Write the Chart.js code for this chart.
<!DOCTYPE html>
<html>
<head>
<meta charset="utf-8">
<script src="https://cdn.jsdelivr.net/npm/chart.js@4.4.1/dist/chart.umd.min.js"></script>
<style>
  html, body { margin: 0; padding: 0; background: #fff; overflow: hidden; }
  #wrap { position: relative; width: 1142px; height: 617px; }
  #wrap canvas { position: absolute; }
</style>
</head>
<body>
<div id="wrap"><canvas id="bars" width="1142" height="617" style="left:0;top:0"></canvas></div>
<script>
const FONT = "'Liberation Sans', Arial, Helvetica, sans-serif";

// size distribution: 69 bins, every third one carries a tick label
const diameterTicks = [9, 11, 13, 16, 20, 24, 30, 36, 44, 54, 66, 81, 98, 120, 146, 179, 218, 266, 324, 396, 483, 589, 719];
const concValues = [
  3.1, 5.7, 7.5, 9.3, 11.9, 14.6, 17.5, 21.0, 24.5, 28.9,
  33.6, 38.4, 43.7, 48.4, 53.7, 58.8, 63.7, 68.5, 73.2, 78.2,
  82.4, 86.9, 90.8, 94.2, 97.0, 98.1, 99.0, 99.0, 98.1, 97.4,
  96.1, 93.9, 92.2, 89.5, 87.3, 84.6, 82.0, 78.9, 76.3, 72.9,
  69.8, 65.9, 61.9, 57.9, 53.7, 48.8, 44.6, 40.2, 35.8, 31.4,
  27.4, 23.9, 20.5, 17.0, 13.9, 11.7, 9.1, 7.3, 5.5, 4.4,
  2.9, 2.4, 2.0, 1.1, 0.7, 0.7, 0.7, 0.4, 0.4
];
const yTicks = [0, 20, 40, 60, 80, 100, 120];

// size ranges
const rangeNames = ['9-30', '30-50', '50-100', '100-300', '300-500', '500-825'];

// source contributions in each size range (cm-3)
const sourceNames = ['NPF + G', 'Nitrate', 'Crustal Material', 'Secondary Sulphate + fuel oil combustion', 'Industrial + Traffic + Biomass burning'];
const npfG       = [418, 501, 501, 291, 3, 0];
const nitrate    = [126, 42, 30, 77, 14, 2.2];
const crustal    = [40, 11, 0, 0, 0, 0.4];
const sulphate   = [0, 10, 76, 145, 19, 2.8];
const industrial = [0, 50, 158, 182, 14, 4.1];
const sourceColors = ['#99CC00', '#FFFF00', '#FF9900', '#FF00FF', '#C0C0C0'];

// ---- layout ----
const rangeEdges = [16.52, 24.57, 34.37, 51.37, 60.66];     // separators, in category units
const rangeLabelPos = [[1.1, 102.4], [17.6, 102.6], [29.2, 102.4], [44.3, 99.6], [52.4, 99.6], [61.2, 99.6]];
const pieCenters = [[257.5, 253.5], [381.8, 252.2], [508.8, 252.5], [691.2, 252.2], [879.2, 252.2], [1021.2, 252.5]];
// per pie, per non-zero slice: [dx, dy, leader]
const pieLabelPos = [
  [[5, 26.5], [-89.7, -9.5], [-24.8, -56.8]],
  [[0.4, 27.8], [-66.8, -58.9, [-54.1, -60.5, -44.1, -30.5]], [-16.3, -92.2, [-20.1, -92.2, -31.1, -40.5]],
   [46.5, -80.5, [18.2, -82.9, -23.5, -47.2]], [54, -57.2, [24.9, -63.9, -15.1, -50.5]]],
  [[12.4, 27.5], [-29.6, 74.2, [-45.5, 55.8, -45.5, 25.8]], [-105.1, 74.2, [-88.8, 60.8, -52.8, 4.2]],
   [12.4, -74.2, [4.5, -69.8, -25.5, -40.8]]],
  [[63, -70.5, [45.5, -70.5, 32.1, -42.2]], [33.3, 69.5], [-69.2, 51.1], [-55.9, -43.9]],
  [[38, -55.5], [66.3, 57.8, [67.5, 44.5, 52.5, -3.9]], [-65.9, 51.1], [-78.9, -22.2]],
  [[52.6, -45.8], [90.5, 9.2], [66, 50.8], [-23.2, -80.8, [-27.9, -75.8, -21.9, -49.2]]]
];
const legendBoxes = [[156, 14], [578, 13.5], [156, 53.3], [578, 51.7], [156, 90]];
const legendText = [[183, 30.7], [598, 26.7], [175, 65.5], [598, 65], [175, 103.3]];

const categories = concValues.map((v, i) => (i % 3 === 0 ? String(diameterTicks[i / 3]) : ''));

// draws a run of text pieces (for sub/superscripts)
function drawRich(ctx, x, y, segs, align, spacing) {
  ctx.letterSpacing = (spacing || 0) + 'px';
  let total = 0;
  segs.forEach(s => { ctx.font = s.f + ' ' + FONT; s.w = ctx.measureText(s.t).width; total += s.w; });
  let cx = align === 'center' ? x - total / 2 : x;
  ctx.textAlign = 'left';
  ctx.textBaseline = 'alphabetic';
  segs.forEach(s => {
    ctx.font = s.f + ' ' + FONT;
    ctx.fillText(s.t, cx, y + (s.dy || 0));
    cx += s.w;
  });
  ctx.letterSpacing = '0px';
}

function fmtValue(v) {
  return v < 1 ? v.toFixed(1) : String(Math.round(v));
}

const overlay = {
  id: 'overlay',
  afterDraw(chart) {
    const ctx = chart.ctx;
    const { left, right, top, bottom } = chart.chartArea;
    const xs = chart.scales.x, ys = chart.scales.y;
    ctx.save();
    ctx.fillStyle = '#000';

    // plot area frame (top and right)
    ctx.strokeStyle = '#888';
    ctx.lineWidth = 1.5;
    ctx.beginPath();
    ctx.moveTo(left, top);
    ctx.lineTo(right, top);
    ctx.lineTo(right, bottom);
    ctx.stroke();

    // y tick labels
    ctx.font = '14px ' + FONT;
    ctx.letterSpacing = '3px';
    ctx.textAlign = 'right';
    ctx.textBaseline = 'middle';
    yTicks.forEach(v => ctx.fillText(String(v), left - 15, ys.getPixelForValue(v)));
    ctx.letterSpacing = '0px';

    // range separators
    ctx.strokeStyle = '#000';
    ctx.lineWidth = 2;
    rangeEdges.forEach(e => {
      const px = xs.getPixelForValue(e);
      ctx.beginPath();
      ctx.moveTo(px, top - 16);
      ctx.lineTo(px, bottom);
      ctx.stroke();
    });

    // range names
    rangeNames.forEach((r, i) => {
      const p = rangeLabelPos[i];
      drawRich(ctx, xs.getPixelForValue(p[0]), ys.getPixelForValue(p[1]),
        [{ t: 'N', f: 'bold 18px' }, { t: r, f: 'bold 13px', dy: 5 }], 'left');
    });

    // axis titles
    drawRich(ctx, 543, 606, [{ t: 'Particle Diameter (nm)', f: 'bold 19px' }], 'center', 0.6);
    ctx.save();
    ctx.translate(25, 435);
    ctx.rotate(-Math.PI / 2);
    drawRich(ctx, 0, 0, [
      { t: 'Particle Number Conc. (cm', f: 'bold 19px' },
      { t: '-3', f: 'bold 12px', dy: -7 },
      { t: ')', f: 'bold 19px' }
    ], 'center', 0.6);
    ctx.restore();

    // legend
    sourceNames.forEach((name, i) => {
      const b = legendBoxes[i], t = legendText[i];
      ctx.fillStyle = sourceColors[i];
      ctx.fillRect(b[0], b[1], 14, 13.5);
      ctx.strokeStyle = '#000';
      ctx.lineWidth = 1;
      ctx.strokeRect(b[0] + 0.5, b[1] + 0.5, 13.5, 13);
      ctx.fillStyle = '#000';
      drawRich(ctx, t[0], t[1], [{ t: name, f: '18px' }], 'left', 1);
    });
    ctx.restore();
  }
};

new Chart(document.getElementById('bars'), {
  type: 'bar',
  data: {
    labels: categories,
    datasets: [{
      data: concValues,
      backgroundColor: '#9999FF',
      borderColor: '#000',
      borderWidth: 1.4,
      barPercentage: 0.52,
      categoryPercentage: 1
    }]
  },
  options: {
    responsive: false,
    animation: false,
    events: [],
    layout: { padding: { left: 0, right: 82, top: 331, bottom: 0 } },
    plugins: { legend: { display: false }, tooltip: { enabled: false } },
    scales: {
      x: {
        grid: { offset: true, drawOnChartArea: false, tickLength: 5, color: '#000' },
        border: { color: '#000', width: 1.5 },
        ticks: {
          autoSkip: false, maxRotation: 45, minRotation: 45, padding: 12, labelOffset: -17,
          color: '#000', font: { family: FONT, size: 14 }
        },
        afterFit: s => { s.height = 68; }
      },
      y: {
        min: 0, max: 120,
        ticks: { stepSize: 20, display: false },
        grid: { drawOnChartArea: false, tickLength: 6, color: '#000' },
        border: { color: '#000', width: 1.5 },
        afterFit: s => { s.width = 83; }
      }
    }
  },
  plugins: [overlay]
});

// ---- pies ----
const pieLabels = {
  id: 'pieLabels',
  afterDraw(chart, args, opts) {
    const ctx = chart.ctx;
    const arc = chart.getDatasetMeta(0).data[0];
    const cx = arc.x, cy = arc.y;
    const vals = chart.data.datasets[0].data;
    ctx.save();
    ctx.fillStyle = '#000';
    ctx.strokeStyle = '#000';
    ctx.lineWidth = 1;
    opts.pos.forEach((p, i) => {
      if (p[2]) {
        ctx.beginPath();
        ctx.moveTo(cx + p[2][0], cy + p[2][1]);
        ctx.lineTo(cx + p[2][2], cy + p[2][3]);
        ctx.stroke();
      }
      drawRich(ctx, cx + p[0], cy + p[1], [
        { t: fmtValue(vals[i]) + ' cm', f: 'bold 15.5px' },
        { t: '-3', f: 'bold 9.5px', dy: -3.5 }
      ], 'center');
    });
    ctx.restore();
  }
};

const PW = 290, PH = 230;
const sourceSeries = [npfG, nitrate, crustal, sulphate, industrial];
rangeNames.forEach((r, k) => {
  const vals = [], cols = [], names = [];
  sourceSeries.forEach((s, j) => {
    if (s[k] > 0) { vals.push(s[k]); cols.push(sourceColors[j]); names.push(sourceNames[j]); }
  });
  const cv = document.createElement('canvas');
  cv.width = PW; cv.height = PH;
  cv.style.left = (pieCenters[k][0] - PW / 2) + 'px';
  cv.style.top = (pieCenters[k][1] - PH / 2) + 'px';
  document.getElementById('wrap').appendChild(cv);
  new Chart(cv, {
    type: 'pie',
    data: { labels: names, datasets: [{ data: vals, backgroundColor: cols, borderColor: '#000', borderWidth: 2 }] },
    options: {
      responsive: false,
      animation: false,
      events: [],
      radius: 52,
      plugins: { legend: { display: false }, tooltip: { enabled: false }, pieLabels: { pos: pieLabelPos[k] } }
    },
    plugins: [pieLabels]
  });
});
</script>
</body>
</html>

○ ○ ○ ○

*Work to complete*: Starting at the first line of the data above, please restate word for word every line up to and including the one that holds "['9-30', '30-50', '50-100', '100-300', '300-500', '500-825'];", and add nothing else.

*Worked answer*:
Write the Chart.js code for this chart.
<!DOCTYPE html>
<html>
<head>
<meta charset="utf-8">
<script src="https://cdn.jsdelivr.net/npm/chart.js@4.4.1/dist/chart.umd.min.js"></script>
<style>
  html, body { margin: 0; padding: 0; background: #fff; overflow: hidden; }
  #wrap { position: relative; width: 1142px; height: 617px; }
  #wrap canvas { position: absolute; }
</style>
</head>
<body>
<div id="wrap"><canvas id="bars" width="1142" height="617" style="left:0;top:0"></canvas></div>
<script>
const FONT = "'Liberation Sans', Arial, Helvetica, sans-serif";

// size distribution: 69 bins, every third one carries a tick label
const diameterTicks = [9, 11, 13, 16, 20, 24, 30, 36, 44, 54, 66, 81, 98, 120, 146, 179, 218, 266, 324, 396, 483, 589, 719];
const concValues = [
  3.1, 5.7, 7.5, 9.3, 11.9, 14.6, 17.5, 21.0, 24.5, 28.9,
  33.6, 38.4, 43.7, 48.4, 53.7, 58.8, 63.7, 68.5, 73.2, 78.2,
  82.4, 86.9, 90.8, 94.2, 97.0, 98.1, 99.0, 99.0, 98.1, 97.4,
  96.1, 93.9, 92.2, 89.5, 87.3, 84.6, 82.0, 78.9, 76.3, 72.9,
  69.8, 65.9, 61.9, 57.9, 53.7, 48.8, 44.6, 40.2, 35.8, 31.4,
  27.4, 23.9, 20.5, 17.0, 13.9, 11.7, 9.1, 7.3, 5.5, 4.4,
  2.9, 2.4, 2.0, 1.1, 0.7, 0.7, 0.7, 0.4, 0.4
];
const yTicks = [0, 20, 40, 60, 80, 100, 120];

// size ranges
const rangeNames = ['9-30', '30-50', '50-100', '100-300', '300-500', '500-825'];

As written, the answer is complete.